Henrik opens his eyes again, and there it is. The truth he’s been circling like a coward.

“He needed a living nervous system,” Henrik says. “One young enough to adapt. To survive repeated recalibration.”

I take a step back, because my legs suddenly feel like they’re made of water.

“On his son,” I finish for him.

The silence after that is deafening.

Henrik doesn’t deny it. He doesn’t rush to soften it with language or justification. He just stands there, shoulders rigid, jaw clenched, like a man who knows he’s already been sentenced.

“ásgeir never told me who the subject was,” he says, like that matters. “Not at first. When I realized—when I suspected—it was already too late. The damage was done.”

“The damage,” I repeat, my voice lethal. “You mean Vapor.”

Henrik flinches at the name now.

“That’s why you see him as a monster,” I say, understanding blooming in my chest like something poisonous. “Because every time you look at him, you see your mistake.
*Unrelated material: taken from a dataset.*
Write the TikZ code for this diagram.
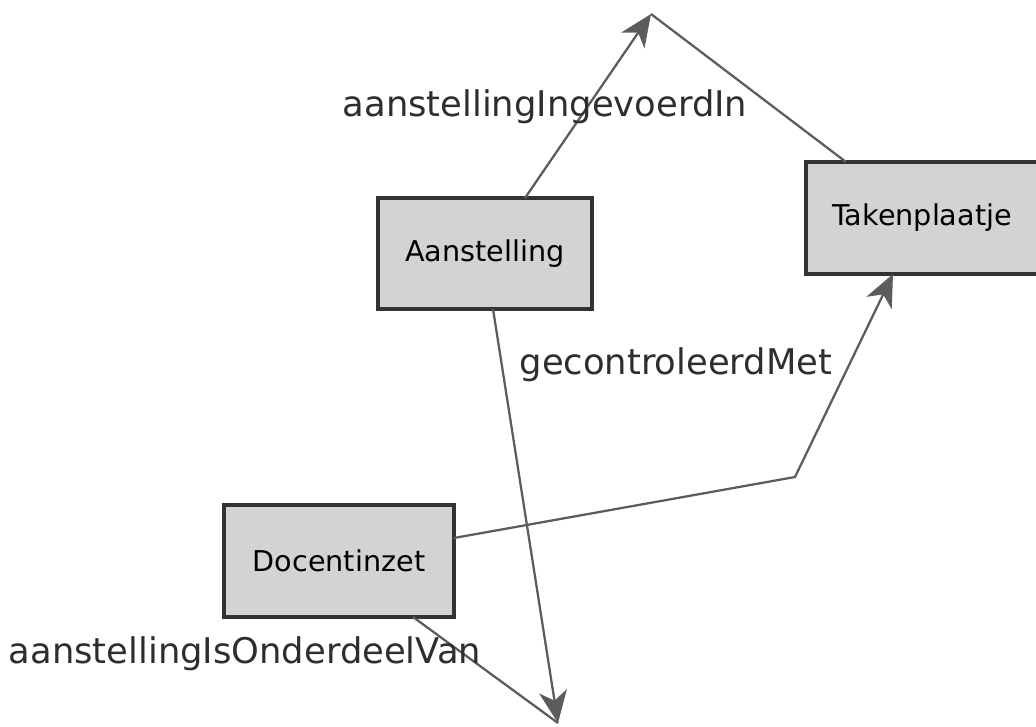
\documentclass[tikz,border=0pt]{standalone}
\usepackage{fontspec}
\setmainfont{DejaVu Sans}
\usetikzlibrary{calc,arrows.meta}
\definecolor{boxfill}{HTML}{D3D3D3}
\definecolor{boxline}{HTML}{333333}
\definecolor{wire}{HTML}{5C5C5C}
\definecolor{lbl}{HTML}{2E2E2E}
\tikzset{
  x=0.75pt, y=-0.75pt,
  cls/.style={draw=boxline, fill=boxfill, line width=2.3pt, inner sep=0pt, outer sep=0pt,
    minimum height=84pt, font=\fontsize{21.5}{25}\selectfont},
  link/.style={draw=wire, line width=1.7pt, line join=miter},
  tip/.style={-{Stealth[length=24pt, width=21pt, inset=7pt, fill=wire]}},
  rel/.style={anchor=base, inner sep=0pt, text=lbl, font=\fontsize{26.5}{30}\selectfont}
}
\begin{document}
\begin{tikzpicture}
\useasboundingbox (0,0) rectangle (1036,727);

% classes
\node[cls, minimum width=160.5pt, minimum height=83.25pt] (A) at (485,253.5) {Aanstelling};
\node[cls, minimum width=174pt] (T) at (922,218) {Takenplaatje};
\node[cls, minimum width=172.5pt] (D) at (339,561) {Docentinzet};

% free ends of the associations
\coordinate (top) at (651,14);
\coordinate (bend) at (795,477);
\coordinate (sink) at (558,723);

% associations
\draw[link, tip] ($(A.north)+(40,0)$) -- (top);
\draw[link] ($(T.north)+(-76,0)$) -- (top);
\draw[link, tip] ($(D.east)+(0,-23)$) -- (bend) -- ($(T.south)+(-29,0)$);
\draw[link] ($(D.south)+(74,0)$) -- (sink);
\draw[link, tip] ($(A.south)+(8,0)$) -- (sink);

% association names
\node[rel] (l1) at (545,117) {aanstellingIngevoerdIn};
\node[rel] (l2) at (676,375) {gecontroleerdMet};
\node[rel] (l3) at (245,663) {aanstellingIsOnderdeelVan};
\end{tikzpicture}
\end{document}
Your own fucking failure. Your unbalanced serum walking around with a gun.”

“That is not—”

“You made him,” I cut in. “Not with intent. Not directly. But he is the way he is because of you, because of what you created.”

Halldórsson shifts again, uneasy now. He doesn’t interrupt. He can’t. This isn’t an interrogation anymore. This is a reckoning.